Stocks moved sharply lower during trading on Monday, extending the sell-off seen to close out the previous week. With the steep drop on the day, the major U.S. stock indexes ended the session at their lowest closing levels in over a year/

The Dow tumbled 876.05 points or 2.8 percent to 30,516.74, the Nasdaq plummeted 530.80 points or 4.7 percent to 10,809.23 and the S&P 500 plunged 151.23 points or 3.7 percent to 3,749.63

The extended sell-off on Wall Street reflected lingering concerns about inflation and the outlook for interest rates after last Friday’s report showing a jump in consumer prices.

The Federal Reserve is scheduled to announce its latest monetary policy decision on Wednesday, with the central bank expected to continuing raising interest rates in an effort to combat inflation.

CME Group’s FedWatch Tool is currently indicating a 64.4 percent chance of a 50 basis point rate hike and a 35.6 percent chance of a 75 basis point rate increase.

While the Fed’s rate hikes have been widely anticipated for months, traders seem increasingly concerned tighter monetary policy could trigger a period of stagflation or an outright recession.

Airline stocks showed a substantial move to the downside on the day, resulting in a 8.2 percent nosedive by the NYSE Arca Airline Index.

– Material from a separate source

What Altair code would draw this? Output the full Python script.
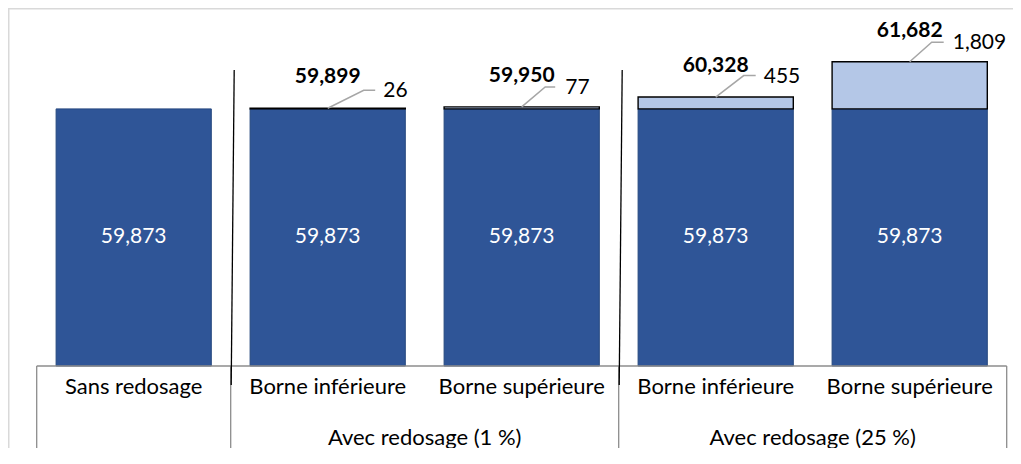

Energy, gold, semiconductor, steel and commercial real estate stocks also saw considerably weakness amid broad based selling on Wall Street.

Other Markets

In overseas trading, stock markets across the Asia-Pacific region moved sharply lower during trading on Monday. Japan’s Nikkei 225 Index tumbled by 3 percent, while China’s Shanghai Composite Index slid by 0.9 percent.

The major European markets also showed notable moves to the downside. While the U.K.’s FTSE 100 Index dove by 1.5 percent, the German DAX Index and the French CAC 40 Index plunged 2.4 percent and 2.7 percent, respectively.

In the bond market, treasuries extended the steep drop seen in the previous session. Subsequently, the yield on the benchmark ten-year note, which moves opposite of its price, surged 21 basis points to a ten-year closing high of 3.336 percent.

Looking Ahead

A report on producer price inflation may attract attention on Tuesday, but traders may remain concerned about the Fed announcement on Wednesday.